Once there they never know what will happen next, which — and here’s where writers take giant leaps of faith with all the heart, sweat and tears that go into a manuscript — keeps them so spellbound their house could fall down around them and they wouldn’t notice.
by Our Guest on December 4th, 2008
I just have to admit to being a pushover for those moody old Gothics, stories of ghosts and danger and weird happenings. As I kid, the books I loved most were the ones that took me far into the past, to wild places where the winds roared across the moors and waves crashed on rocky coastlines. I loved the Brontes, Daphne Du Maurier, Mary Stewart. Oscar Wilde’s Picture of Dorian Gray was a favorite (in fact you’ll find a bit of that theme in Dark Obsession), and the Witch of Blackbird Pond by Elizabeth George Speare was one of my absolute keepers from childhood, one of the first historical “romances” I ever read. I was also a rabid fan of the show Dark Shadows, with its witches, werewolves and vampires, present time, past time and parallel time, accessed through a bewitched room on one of the upper floors of the mansion. The show was so complex, and so ahead of it’s time!
- The house used for Dark Shadows, on Ocean Drive in Newport, RI
But it wasn’t just what I read or watched that’s influenced what I love to write, it was living in New England, where everything is old and there’s so much history everywhere that you can’t help but feel a strong sense of the past merging with the present. I mean, people are still living in houses that Puritans built — yes, each one really does have a ghost inhabiting in the attic — and when the sun goes down and the oaks stand out black against a cold Connecticut sky, it really isn’t much of a stretch to envision witches and ghosts riding the shadows.
Redding, Connecticut.

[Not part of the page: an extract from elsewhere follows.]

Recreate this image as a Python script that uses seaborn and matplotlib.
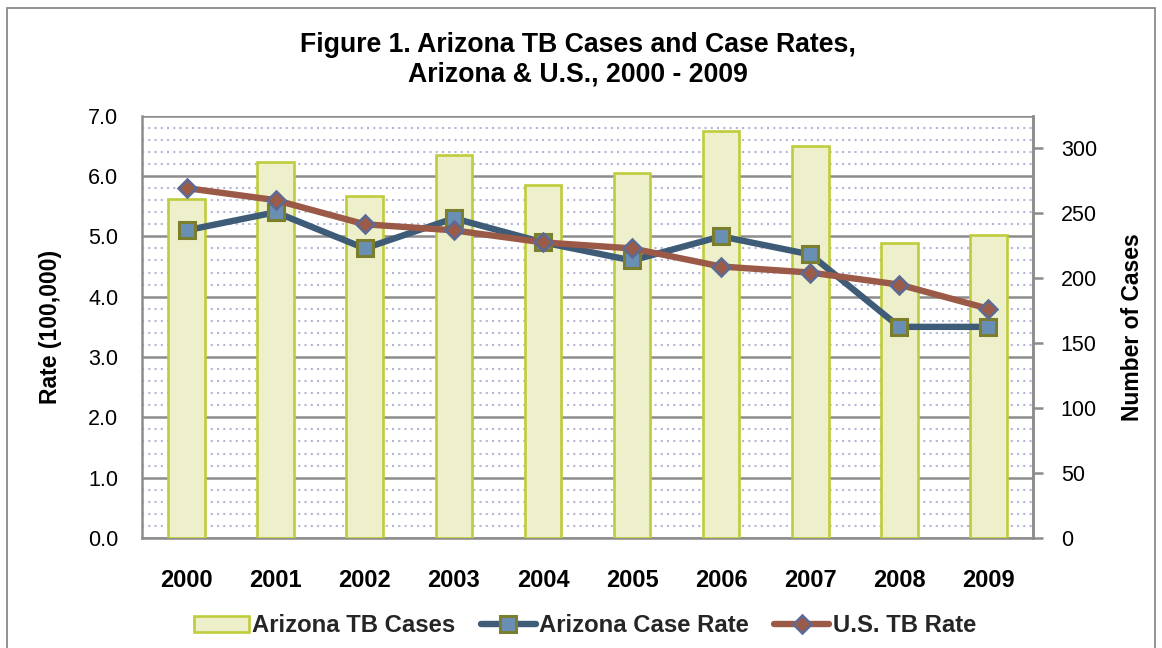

Tell me you DON'T think a ghost lives here.
St. Mary's Cemetery, Ridgefield, Connecticut
And then there’s the coast — I love the pounding, brooding New England coast. My husband is from Newport, Rhode Island, which really goes way, way back. Cobbled streets, gas lanterns, saltbox houses — all those things are still there and when the mist rolls in off the harbor and you hear those fog horns blowing, ooh, little chills crawl up your spine, but in a good way!
The Point, Newport, RI
Then there have been my travels. England, Scotland, Ireland, filled with lonely ruins and ancient legends. I remember sneaking off alone through the rooms of Muckross Abbey in Kilarney. They were so dark and cold, with the wind rushing in through windows no bigger than arrow slits. I imagined myself living there, in that comfortless, isolated, uncertain place, and suddenly I was gripped with a feeling that the monks were walking right behind me, nearly at my shoulder. Were they? I kind of like to think so, that they wanted me to experience even a fraction of what their lives were like so that they wouldn’t be forgotten. There was also a trip across a lake to visit Innisfallen Island, where there had been an eleventh century abbey and before that, a seventh century monastery. While we were there, glowering storm clouds moved in around the lake, and it was so Mists of Avalon (another favorite)! I kept expecting (and sort of hoping) to be whisked through the veil from one realm into another.
Abbey ruins on Innisfallen Island, Ireland
Anyway, that’s what inspires me — the idea that traces of the past are still alive and always will be, and are strong enough to touch your life if you let them, if you slow down, and look and listen closely. Oh well, I guess I’m a little like Catherine Moorland in Northanger Abbey. Give me just a tiny bit of encouragement, and my imagination takes flight conjuring up all manner of hauntings, possessions, cries from the past… Sorry, I just can’t help myself!